**Supplied material:**
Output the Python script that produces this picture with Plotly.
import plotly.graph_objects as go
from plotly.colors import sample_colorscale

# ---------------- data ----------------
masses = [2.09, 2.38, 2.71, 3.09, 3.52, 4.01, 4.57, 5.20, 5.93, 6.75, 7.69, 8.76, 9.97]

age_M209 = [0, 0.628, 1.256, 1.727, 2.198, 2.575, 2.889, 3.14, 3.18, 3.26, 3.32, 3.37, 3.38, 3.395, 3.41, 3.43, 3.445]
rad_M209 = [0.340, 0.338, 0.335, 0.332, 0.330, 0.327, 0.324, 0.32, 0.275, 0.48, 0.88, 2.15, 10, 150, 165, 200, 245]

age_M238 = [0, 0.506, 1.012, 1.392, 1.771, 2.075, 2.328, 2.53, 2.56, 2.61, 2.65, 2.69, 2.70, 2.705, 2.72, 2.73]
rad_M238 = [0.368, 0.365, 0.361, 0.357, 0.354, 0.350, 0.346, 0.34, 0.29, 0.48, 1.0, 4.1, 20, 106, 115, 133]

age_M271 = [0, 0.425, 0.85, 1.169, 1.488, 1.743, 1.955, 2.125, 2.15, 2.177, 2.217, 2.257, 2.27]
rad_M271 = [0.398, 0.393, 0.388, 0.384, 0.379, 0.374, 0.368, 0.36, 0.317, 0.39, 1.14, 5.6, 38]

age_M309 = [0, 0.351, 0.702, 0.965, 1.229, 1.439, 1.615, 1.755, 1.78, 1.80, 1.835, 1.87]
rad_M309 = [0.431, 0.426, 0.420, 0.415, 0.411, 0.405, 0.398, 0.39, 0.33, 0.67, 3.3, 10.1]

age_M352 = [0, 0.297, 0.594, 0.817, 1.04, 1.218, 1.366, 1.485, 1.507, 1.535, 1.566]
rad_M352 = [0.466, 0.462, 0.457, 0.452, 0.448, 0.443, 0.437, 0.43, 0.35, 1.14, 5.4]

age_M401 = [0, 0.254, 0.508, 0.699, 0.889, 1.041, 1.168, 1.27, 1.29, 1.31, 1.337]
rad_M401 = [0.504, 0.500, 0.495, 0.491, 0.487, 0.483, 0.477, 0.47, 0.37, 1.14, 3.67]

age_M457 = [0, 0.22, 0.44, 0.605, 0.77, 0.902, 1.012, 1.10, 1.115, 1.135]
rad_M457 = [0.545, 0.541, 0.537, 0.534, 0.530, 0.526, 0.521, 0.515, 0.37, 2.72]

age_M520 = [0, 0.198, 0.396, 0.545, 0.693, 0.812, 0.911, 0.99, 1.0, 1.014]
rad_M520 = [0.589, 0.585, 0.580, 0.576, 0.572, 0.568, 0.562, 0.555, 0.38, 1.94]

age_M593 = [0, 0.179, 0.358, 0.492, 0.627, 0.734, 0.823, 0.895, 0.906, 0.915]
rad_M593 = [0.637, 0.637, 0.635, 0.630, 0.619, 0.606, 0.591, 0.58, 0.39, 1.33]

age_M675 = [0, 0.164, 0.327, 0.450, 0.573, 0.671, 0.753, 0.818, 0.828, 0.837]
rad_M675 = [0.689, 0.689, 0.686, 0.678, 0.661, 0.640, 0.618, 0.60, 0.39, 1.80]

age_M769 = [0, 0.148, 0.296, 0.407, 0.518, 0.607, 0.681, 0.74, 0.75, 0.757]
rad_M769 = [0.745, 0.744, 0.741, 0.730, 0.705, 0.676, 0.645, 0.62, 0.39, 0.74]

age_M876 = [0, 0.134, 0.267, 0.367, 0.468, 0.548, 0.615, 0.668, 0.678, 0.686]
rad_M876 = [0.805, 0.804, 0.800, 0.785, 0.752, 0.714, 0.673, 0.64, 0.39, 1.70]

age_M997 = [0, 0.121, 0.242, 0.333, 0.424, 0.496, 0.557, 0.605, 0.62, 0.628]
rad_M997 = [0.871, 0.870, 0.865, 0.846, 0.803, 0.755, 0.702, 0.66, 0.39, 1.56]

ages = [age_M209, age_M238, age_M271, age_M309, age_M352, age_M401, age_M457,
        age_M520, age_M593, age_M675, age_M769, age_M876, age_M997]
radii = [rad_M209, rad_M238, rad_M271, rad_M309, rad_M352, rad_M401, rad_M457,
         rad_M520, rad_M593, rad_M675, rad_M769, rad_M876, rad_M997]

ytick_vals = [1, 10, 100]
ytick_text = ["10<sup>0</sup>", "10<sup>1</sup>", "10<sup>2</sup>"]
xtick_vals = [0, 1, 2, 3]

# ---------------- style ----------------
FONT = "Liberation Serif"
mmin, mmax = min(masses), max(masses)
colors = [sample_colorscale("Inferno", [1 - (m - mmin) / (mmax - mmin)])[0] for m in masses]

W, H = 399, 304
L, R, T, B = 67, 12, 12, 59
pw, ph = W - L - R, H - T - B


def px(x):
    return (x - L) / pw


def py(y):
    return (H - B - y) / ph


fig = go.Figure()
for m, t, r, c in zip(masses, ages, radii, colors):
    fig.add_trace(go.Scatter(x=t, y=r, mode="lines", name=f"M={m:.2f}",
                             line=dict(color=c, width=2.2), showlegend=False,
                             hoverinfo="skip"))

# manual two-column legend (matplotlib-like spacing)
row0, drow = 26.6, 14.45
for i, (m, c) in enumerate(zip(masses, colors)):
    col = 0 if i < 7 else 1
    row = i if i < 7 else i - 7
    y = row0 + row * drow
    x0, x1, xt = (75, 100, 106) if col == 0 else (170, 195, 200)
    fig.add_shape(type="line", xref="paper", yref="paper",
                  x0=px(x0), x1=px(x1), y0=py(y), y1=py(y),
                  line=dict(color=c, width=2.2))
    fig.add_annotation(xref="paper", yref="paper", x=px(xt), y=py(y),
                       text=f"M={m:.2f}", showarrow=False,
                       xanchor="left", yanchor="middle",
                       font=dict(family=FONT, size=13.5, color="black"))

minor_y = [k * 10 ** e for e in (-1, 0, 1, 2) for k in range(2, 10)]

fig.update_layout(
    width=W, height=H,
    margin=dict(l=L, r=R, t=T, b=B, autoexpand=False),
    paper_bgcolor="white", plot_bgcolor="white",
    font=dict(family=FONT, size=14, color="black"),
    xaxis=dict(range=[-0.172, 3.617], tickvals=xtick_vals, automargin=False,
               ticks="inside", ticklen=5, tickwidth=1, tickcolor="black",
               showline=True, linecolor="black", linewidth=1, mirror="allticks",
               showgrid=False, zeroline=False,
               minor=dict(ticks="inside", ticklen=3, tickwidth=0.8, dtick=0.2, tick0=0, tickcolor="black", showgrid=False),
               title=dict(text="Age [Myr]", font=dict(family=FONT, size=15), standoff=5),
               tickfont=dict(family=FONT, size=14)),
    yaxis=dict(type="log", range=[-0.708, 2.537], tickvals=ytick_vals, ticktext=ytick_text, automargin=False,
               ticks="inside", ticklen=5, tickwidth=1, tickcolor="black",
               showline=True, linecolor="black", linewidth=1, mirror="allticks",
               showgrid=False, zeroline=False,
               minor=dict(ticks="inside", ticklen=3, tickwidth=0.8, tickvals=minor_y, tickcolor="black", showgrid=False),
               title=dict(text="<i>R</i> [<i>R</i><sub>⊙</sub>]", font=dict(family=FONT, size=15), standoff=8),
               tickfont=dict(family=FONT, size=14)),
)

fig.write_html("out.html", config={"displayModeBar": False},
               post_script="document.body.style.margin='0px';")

**What you need to do:** Everything from the first line through the line containing "0.37, 1.14, 3.67]" should be quoted exactly, and nothing beyond it.

**Task answer:**
Output the Python script that produces this picture with Plotly.
import plotly.graph_objects as go
from plotly.colors import sample_colorscale

# ---------------- data ----------------
masses = [2.09, 2.38, 2.71, 3.09, 3.52, 4.01, 4.57, 5.20, 5.93, 6.75, 7.69, 8.76, 9.97]

age_M209 = [0, 0.628, 1.256, 1.727, 2.198, 2.575, 2.889, 3.14, 3.18, 3.26, 3.32, 3.37, 3.38, 3.395, 3.41, 3.43, 3.445]
rad_M209 = [0.340, 0.338, 0.335, 0.332, 0.330, 0.327, 0.324, 0.32, 0.275, 0.48, 0.88, 2.15, 10, 150, 165, 200, 245]

age_M238 = [0, 0.506, 1.012, 1.392, 1.771, 2.075, 2.328, 2.53, 2.56, 2.61, 2.65, 2.69, 2.70, 2.705, 2.72, 2.73]
rad_M238 = [0.368, 0.365, 0.361, 0.357, 0.354, 0.350, 0.346, 0.34, 0.29, 0.48, 1.0, 4.1, 20, 106, 115, 133]

age_M271 = [0, 0.425, 0.85, 1.169, 1.488, 1.743, 1.955, 2.125, 2.15, 2.177, 2.217, 2.257, 2.27]
rad_M271 = [0.398, 0.393, 0.388, 0.384, 0.379, 0.374, 0.368, 0.36, 0.317, 0.39, 1.14, 5.6, 38]

age_M309 = [0, 0.351, 0.702, 0.965, 1.229, 1.439, 1.615, 1.755, 1.78, 1.80, 1.835, 1.87]
rad_M309 = [0.431, 0.426, 0.420, 0.415, 0.411, 0.405, 0.398, 0.39, 0.33, 0.67, 3.3, 10.1]

age_M352 = [0, 0.297, 0.594, 0.817, 1.04, 1.218, 1.366, 1.485, 1.507, 1.535, 1.566]
rad_M352 = [0.466, 0.462, 0.457, 0.452, 0.448, 0.443, 0.437, 0.43, 0.35, 1.14, 5.4]

age_M401 = [0, 0.254, 0.508, 0.699, 0.889, 1.041, 1.168, 1.27, 1.29, 1.31, 1.337]
rad_M401 = [0.504, 0.500, 0.495, 0.491, 0.487, 0.483, 0.477, 0.47, 0.37, 1.14, 3.67]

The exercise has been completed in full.